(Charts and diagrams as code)
****
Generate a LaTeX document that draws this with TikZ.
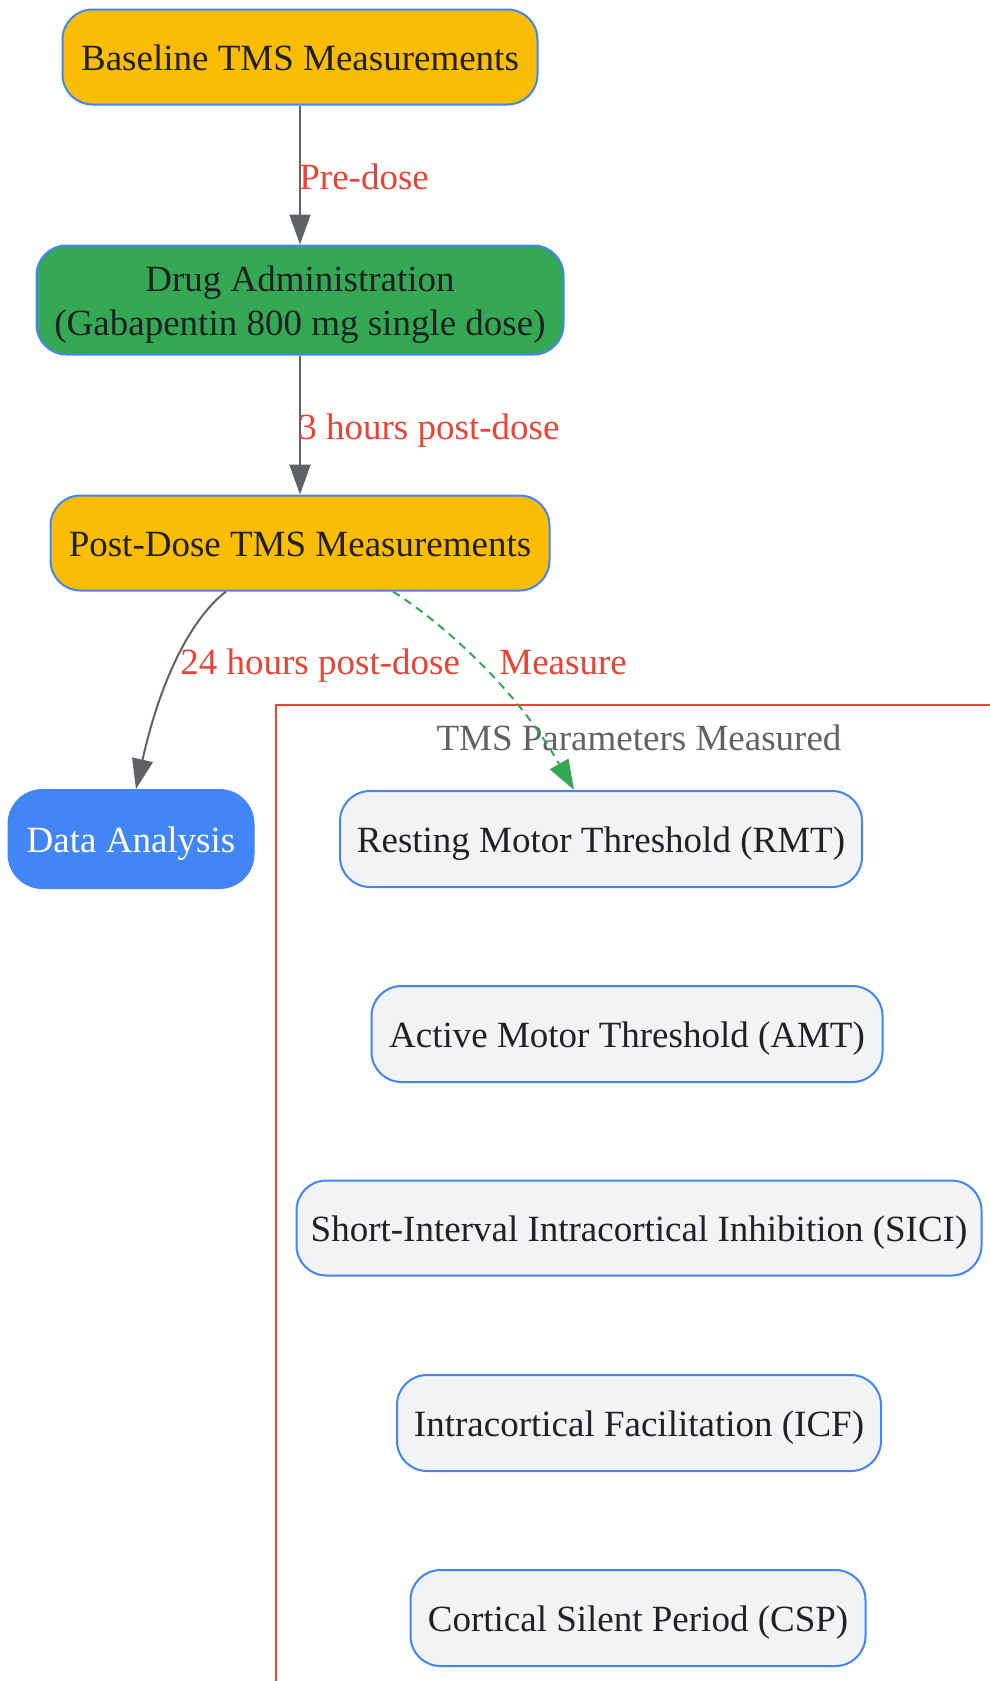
\documentclass[tikz,border=0pt]{standalone}
\usepackage{fontspec}
\setmainfont{Liberation Serif}
\usetikzlibrary{arrows.meta}
\definecolor{cyellow}{HTML}{FBBC04}
\definecolor{cgreen}{HTML}{34A853}
\definecolor{cblue}{HTML}{4285F4}
\definecolor{cgrayfill}{HTML}{F1F3F4}
\definecolor{ctext}{HTML}{202124}
\definecolor{cedge}{HTML}{5F6368}
\definecolor{cred}{HTML}{EA4335}
\tikzset{
  box/.style={draw=cblue, line width=1pt, rounded corners=15pt, inner sep=0pt,
    text=ctext, align=center, minimum height=48pt},
  oneline/.style={text height=13.7pt, text depth=0pt},
  yellowbox/.style={box, fill=cyellow},
  greenbox/.style={box, fill=cgreen},
  bluebox/.style={box, fill=cblue, text=white},
  parambox/.style={box, oneline, fill=cgrayfill},
  flow/.style={draw=cedge, line width=1pt, -{Triangle[length=15pt,width=10.5pt]}},
  measureflow/.style={draw=cgreen, line width=1pt, dash pattern=on 4pt off 3pt,
    -{Triangle[length=15pt,width=10.5pt,fill=cgreen]}},
  elabel/.style={text=cred, inner sep=0pt, anchor=base west},
  frame/.style={draw=cred, line width=1pt},
}
\begin{document}
\begin{tikzpicture}[x=0.5pt,y=-0.5pt,font=\fontsize{18.5}{22.15}\selectfont]
\useasboundingbox (0,0) rectangle (990,1681);
\clip (0,0) rectangle (990,1681);

% cluster frame
\coordinate (fbl) at (276,1700);
\coordinate (ftl) at (276,705);
\coordinate (ftr) at (1010,705);
\draw[frame] (fbl) -- (ftl) -- (ftr);
\node[text=cedge, inner sep=0pt, anchor=base] (clabel) at (639,750) {TMS Parameters Measured};

% nodes
\node[yellowbox, oneline, minimum width=237.5pt, minimum height=47.5pt] (base) at (300,57) {Baseline TMS Measurements};
\node[greenbox, minimum width=263.5pt, minimum height=54.5pt] (drug) at (300,300) {\rule{0pt}{17.4pt}Drug Administration\\(Gabapentin 800 mg single dose)};
\node[yellowbox, oneline, minimum width=249.5pt, minimum height=47.5pt] (post) at (300,543) {Post-Dose TMS Measurements};
\node[bluebox, oneline, minimum width=122.5pt, minimum height=49pt, rounded corners=17pt] (data) at (131,839) {Data Analysis};

\node[parambox, minimum width=261pt] (rmt) at (601,839) {Resting Motor Threshold (RMT)};
\node[parambox, minimum width=255.5pt] (amt) at (627,1034) {Active Motor Threshold (AMT)};
\node[parambox, minimum width=342.5pt, minimum height=47.5pt] (sici) at (639,1228) {Short-Interval Intracortical Inhibition (SICI)};
\node[parambox, minimum width=242pt] (icf) at (639,1423) {Intracortical Facilitation (ICF)};
\node[parambox, minimum width=227.5pt] (csp) at (638,1618) {Cortical Silent Period (CSP)};

% edges
\draw[flow] (base.south) -- (drug.north);
\draw[flow] (drug.south) -- (post.north);
\draw[flow] ([shift={(-74,0)}]post.south) .. controls ([shift={(-110,28)}]post.south) and ([shift={(-140,90)}]post.south) .. ([shift={(5,0)}]data.north);
\draw[measureflow] ([shift={(93,0)}]post.south) .. controls ([shift={(140,30)}]post.south) and ([shift={(215,95)}]post.south) .. ([shift={(-27,0)}]rmt.north);

% edge labels
\node[elabel] (l1) at (299,189) {Pre-dose};
\node[elabel] (l2) at (298,439) {3 hours post-dose};
\node[elabel] (l3) at (180,674) {24 hours post-dose};
\node[elabel] (l4) at (499,674) {Measure};
\end{tikzpicture}
\end{document}
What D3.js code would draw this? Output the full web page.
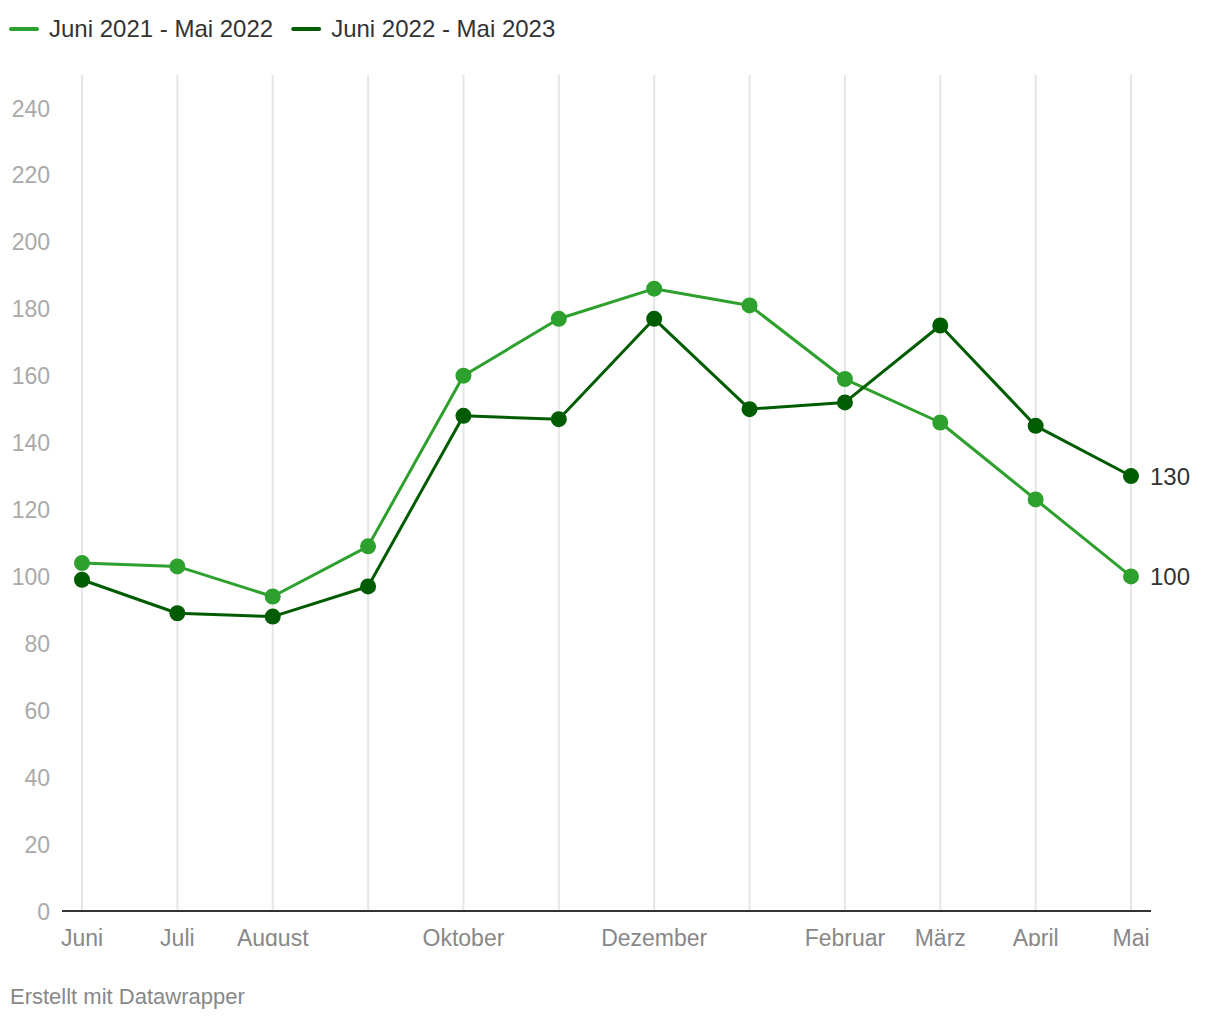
<!DOCTYPE html>
<html>
<head>
<meta charset="utf-8">
<script src="https://cdn.jsdelivr.net/npm/d3@7"></script>
<style>
  body { margin: 0; background: #fff; font-family: "Liberation Sans", Arial, Helvetica, sans-serif; }
  svg { display: block; }
</style>
</head>
<body>
<div id="chart"></div>
<script>
const months = ["Juni", "Juli", "August", "September", "Oktober", "November", "Dezember", "Januar", "Februar", "März", "April", "Mai"]
const monthLabels = ["Juni", "Juli", "August", "", "Oktober", "", "Dezember", "", "Februar", "März", "April", "Mai"]
const series2122 = [104, 103, 94, 109, 160, 177, 186, 181, 159, 146, 123, 100]
const series2223 = [99, 89, 88, 97, 148, 147, 177, 150, 152, 175, 145, 130]
const seriesNames = ["Juni 2021 - Mai 2022", "Juni 2022 - Mai 2023"]
const seriesColors = ["#2ea02d", "#005c00"]
const yTicks = [0, 20, 40, 60, 80, 100, 120, 140, 160, 180, 200, 220, 240]

const width = 1220
const height = 1020

const svg = d3.select('#chart')
  .append('svg')
    .attr('width', width)
    .attr('height', height)

// legend
const legend = svg.append('g')
let lx = 10
seriesNames.forEach((name, i) => {
  const item = legend.append('g').attr('transform', `translate(${lx}, 29)`)
  item.append('line')
    .attr('x1', 1).attr('x2', 27)
    .attr('stroke', seriesColors[i])
    .attr('stroke-width', 4)
    .attr('stroke-linecap', 'round')
  const t = item.append('text')
    .attr('x', 39).attr('y', 8)
    .style('font-size', '24px')
    .style('fill', '#333')
    .text(name)
  lx += 39 + t.node().getComputedTextLength() + 19
})

const x = d3.scalePoint()
  .domain(months)
  .range([82, 1131])

const y = d3.scaleLinear()
  .domain([0, 240])
  .range([911, 108])

// vertical grid
svg.append('g')
  .selectAll('line')
  .data(months)
  .join('line')
    .attr('x1', d => x(d)).attr('x2', d => x(d))
    .attr('y1', 75).attr('y2', 911)
    .attr('stroke', '#e6e6e6')
    .attr('stroke-width', 2)

// y labels
svg.append('g')
  .selectAll('text')
  .data(yTicks)
  .join('text')
    .attr('x', 50)
    .attr('y', d => y(d) + 8.5)
    .attr('text-anchor', 'end')
    .style('font-size', '23px')
    .style('fill', '#aaa')
    .text(d => d)

// baseline
svg.append('line')
  .attr('x1', 62).attr('x2', 1151)
  .attr('y1', y(0)).attr('y2', y(0))
  .attr('stroke', '#333')
  .attr('stroke-width', 2)

// x labels, bottom clipped like the original
svg.append('clipPath').attr('id', 'xclip')
  .append('rect').attr('x', 0).attr('y', 915).attr('width', width).attr('height', 31)

svg.append('g')
  .attr('clip-path', 'url(#xclip)')
  .selectAll('text')
  .data(months)
  .join('text')
    .attr('x', d => x(d))
    .attr('y', 946)
    .attr('text-anchor', 'middle')
    .style('font-size', '23px')
    .style('fill', '#888')
    .text((d, i) => monthLabels[i])

const line = d3.line()
  .x((d, i) => x(months[i]))
  .y(d => y(d))

const allSeries = [series2122, series2223]
allSeries.forEach((vals, i) => {
  const g = svg.append('g')
  g.append('path')
    .datum(vals)
    .attr('d', line)
    .attr('fill', 'none')
    .attr('stroke', seriesColors[i])
    .attr('stroke-width', 3)
    .attr('stroke-linejoin', 'round')
  g.selectAll('circle')
    .data(vals)
    .join('circle')
      .attr('cx', (d, j) => x(months[j]))
      .attr('cy', d => y(d))
      .attr('r', 8)
      .attr('fill', seriesColors[i])
  const last = vals[vals.length - 1]
  g.append('text')
    .attr('x', x(months[months.length - 1]) + 19)
    .attr('y', y(last) + 9)
    .style('font-size', '24px')
    .style('fill', '#333')
    .text(last)
})

// footer
svg.append('text')
  .attr('x', 10).attr('y', 1004)
  .style('font-size', '22px')
  .style('fill', '#888')
  .text('Erstellt mit Datawrapper')
</script>
</body>
</html>
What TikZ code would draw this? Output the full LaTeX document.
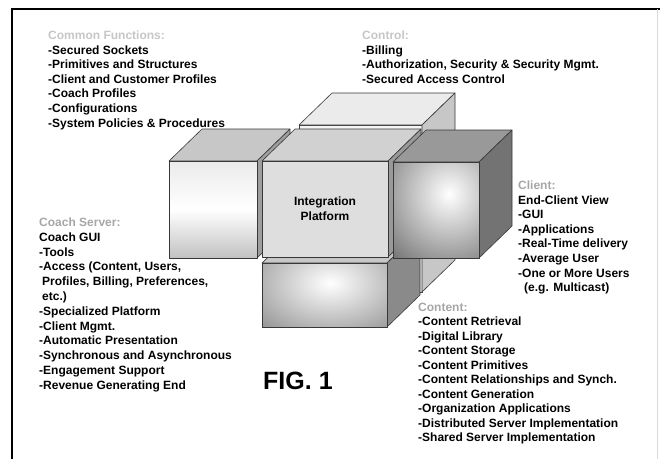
****
Goal: Give only the number of lines above that hold the string "LaTeX".

Exercise answer: 2